*What is asked*. Omit all pictures, then retype the data exactly as given.

*Raw data*.
+===+
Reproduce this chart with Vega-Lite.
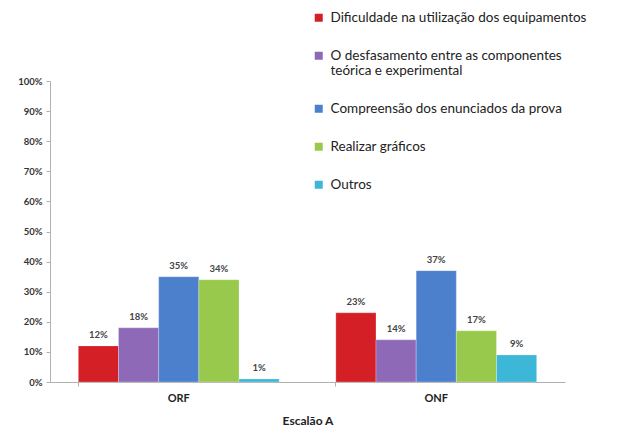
{
  "$schema": "https://vega.github.io/schema/vega-lite/v6.json",
  "width": 515,
  "height": 301,
  "autosize": {"type": "none"},
  "padding": {"left": 50, "top": 81, "right": 59, "bottom": 57},
  "background": "white",
  "config": {"view": {"stroke": null}, "font": "Lato"},
  "data": {"values": [
    {"grupo": "ORF", "cat": "Dificuldade na utilização dos equipamentos", "v": 0.12},
    {"grupo": "ORF", "cat": "O desfasamento entre as componentes teórica e experimental", "v": 0.18},
    {"grupo": "ORF", "cat": "Compreensão dos enunciados da prova", "v": 0.35},
    {"grupo": "ORF", "cat": "Realizar gráficos", "v": 0.34},
    {"grupo": "ORF", "cat": "Outros", "v": 0.01},
    {"grupo": "ONF", "cat": "Dificuldade na utilização dos equipamentos", "v": 0.23},
    {"grupo": "ONF", "cat": "O desfasamento entre as componentes teórica e experimental", "v": 0.14},
    {"grupo": "ONF", "cat": "Compreensão dos enunciados da prova", "v": 0.37},
    {"grupo": "ONF", "cat": "Realizar gráficos", "v": 0.17},
    {"grupo": "ONF", "cat": "Outros", "v": 0.09}
  ]},
  "encoding": {
    "x": {
      "field": "grupo", "type": "nominal", "sort": ["ORF", "ONF"],
      "scale": {"paddingInner": 0.22, "paddingOuter": 0.11},
      "axis": {
        "title": "Escalão A", "titleFontSize": 12, "titleFontWeight": "bold", "titleColor": "#222",
        "titlePadding": 12,
        "labelAngle": 0, "labelFontSize": 11, "labelFontWeight": "bold", "labelColor": "#222", "labelPadding": 6,
        "domainColor": "#b0b0b0", "tickColor": "#b0b0b0", "tickSize": 4, "bandPosition": 0
      }
    },
    "xOffset": {
      "field": "cat", "type": "nominal",
      "sort": ["Dificuldade na utilização dos equipamentos", "O desfasamento entre as componentes teórica e experimental", "Compreensão dos enunciados da prova", "Realizar gráficos", "Outros"],
      "scale": {"paddingInner": 0, "paddingOuter": 0}
    },
    "y": {
      "field": "v", "type": "quantitative",
      "scale": {"domain": [0, 1]},
      "axis": {
        "title": null, "format": ".0%", "values": [0, 0.1, 0.2, 0.3, 0.4, 0.5, 0.6, 0.7, 0.8, 0.9, 1.0],
        "grid": false, "labelFontSize": 9.5, "labelFontWeight": "bold", "labelColor": "#333",
        "domainColor": "#b0b0b0", "tickColor": "#b0b0b0", "tickSize": 4, "labelPadding": 4
      }
    }
  },
  "layer": [
    {
      "mark": {"type": "bar", "stroke": "#ffffff", "strokeWidth": 0.5, "strokeOpacity": 0.5},
      "encoding": {
        "color": {
          "field": "cat", "type": "nominal",
          "scale": {
            "domain": ["Dificuldade na utilização dos equipamentos", "O desfasamento entre as componentes teórica e experimental", "Compreensão dos enunciados da prova", "Realizar gráficos", "Outros"],
            "range": ["#d41f26", "#8e69b8", "#4d80cc", "#99c94c", "#3cb7d8"]
          },
          "legend": {
            "title": null, "orient": "none", "legendX": 262, "legendY": -70,
            "symbolType": "square", "symbolSize": 64, "symbolStrokeWidth": 0,
            "labelFontSize": 13.5, "labelColor": "#222", "labelLimit": 400,
            "rowPadding": 23, "labelOffset": 5,
            "labelExpr": "datum.label == 'O desfasamento entre as componentes teórica e experimental' ? ['O desfasamento entre as componentes', 'teórica e experimental'] : datum.label"
          }
        }
      }
    },
    {
      "mark": {"type": "text", "dy": -6, "baseline": "bottom", "fontSize": 9.5, "fontWeight": "bold", "color": "#444"},
      "encoding": {
        "text": {"field": "v", "type": "quantitative", "format": ".0%"}
      }
    }
  ]
}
+===+
*Written response*.
Reproduce this chart with Vega-Lite.
{
  "$schema": "https://vega.github.io/schema/vega-lite/v6.json",
  "width": 515,
  "height": 301,
  "autosize": {"type": "none"},
  "padding": {"left": 50, "top": 81, "right": 59, "bottom": 57},
  "background": "white",
  "config": {"view": {"stroke": null}, "font": "Lato"},
  "data": {"values": [
    {"grupo": "ORF", "cat": "Dificuldade na utilização dos equipamentos", "v": 0.12},
    {"grupo": "ORF", "cat": "O desfasamento entre as componentes teórica e experimental", "v": 0.18},
    {"grupo": "ORF", "cat": "Compreensão dos enunciados da prova", "v": 0.35},
    {"grupo": "ORF", "cat": "Realizar gráficos", "v": 0.34},
    {"grupo": "ORF", "cat": "Outros", "v": 0.01},
    {"grupo": "ONF", "cat": "Dificuldade na utilização dos equipamentos", "v": 0.23},
    {"grupo": "ONF", "cat": "O desfasamento entre as componentes teórica e experimental", "v": 0.14},
    {"grupo": "ONF", "cat": "Compreensão dos enunciados da prova", "v": 0.37},
    {"grupo": "ONF", "cat": "Realizar gráficos", "v": 0.17},
    {"grupo": "ONF", "cat": "Outros", "v": 0.09}
  ]},
  "encoding": {
    "x": {
      "field": "grupo", "type": "nominal", "sort": ["ORF", "ONF"],
      "scale": {"paddingInner": 0.22, "paddingOuter": 0.11},
      "axis": {
        "title": "Escalão A", "titleFontSize": 12, "titleFontWeight": "bold", "titleColor": "#222",
        "titlePadding": 12,
        "labelAngle": 0, "labelFontSize": 11, "labelFontWeight": "bold", "labelColor": "#222", "labelPadding": 6,
        "domainColor": "#b0b0b0", "tickColor": "#b0b0b0", "tickSize": 4, "bandPosition": 0
      }
    },
    "xOffset": {
      "field": "cat", "type": "nominal",
      "sort": ["Dificuldade na utilização dos equipamentos", "O desfasamento entre as componentes teórica e experimental", "Compreensão dos enunciados da prova", "Realizar gráficos", "Outros"],
      "scale": {"paddingInner": 0, "paddingOuter": 0}
    },
    "y": {
      "field": "v", "type": "quantitative",
      "scale": {"domain": [0, 1]},
      "axis": {
        "title": null, "format": ".0%", "values": [0, 0.1, 0.2, 0.3, 0.4, 0.5, 0.6, 0.7, 0.8, 0.9, 1.0],
        "grid": false, "labelFontSize": 9.5, "labelFontWeight": "bold", "labelColor": "#333",
        "domainColor": "#b0b0b0", "tickColor": "#b0b0b0", "tickSize": 4, "labelPadding": 4
      }
    }
  },
  "layer": [
    {
      "mark": {"type": "bar", "stroke": "#ffffff", "strokeWidth": 0.5, "strokeOpacity": 0.5},
      "encoding": {
        "color": {
          "field": "cat", "type": "nominal",
          "scale": {
            "domain": ["Dificuldade na utilização dos equipamentos", "O desfasamento entre as componentes teórica e experimental", "Compreensão dos enunciados da prova", "Realizar gráficos", "Outros"],
            "range": ["#d41f26", "#8e69b8", "#4d80cc", "#99c94c", "#3cb7d8"]
          },
          "legend": {
            "title": null, "orient": "none", "legendX": 262, "legendY": -70,
            "symbolType": "square", "symbolSize": 64, "symbolStrokeWidth": 0,
            "labelFontSize": 13.5, "labelColor": "#222", "labelLimit": 400,
            "rowPadding": 23, "labelOffset": 5,
            "labelExpr": "datum.label == 'O desfasamento entre as componentes teórica e experimental' ? ['O desfasamento entre as componentes', 'teórica e experimental'] : datum.label"
          }
        }
      }
    },
    {
      "mark": {"type": "text", "dy": -6, "baseline": "bottom", "fontSize": 9.5, "fontWeight": "bold", "color": "#444"},
      "encoding": {
        "text": {"field": "v", "type": "quantitative", "format": ".0%"}
      }
    }
  ]
}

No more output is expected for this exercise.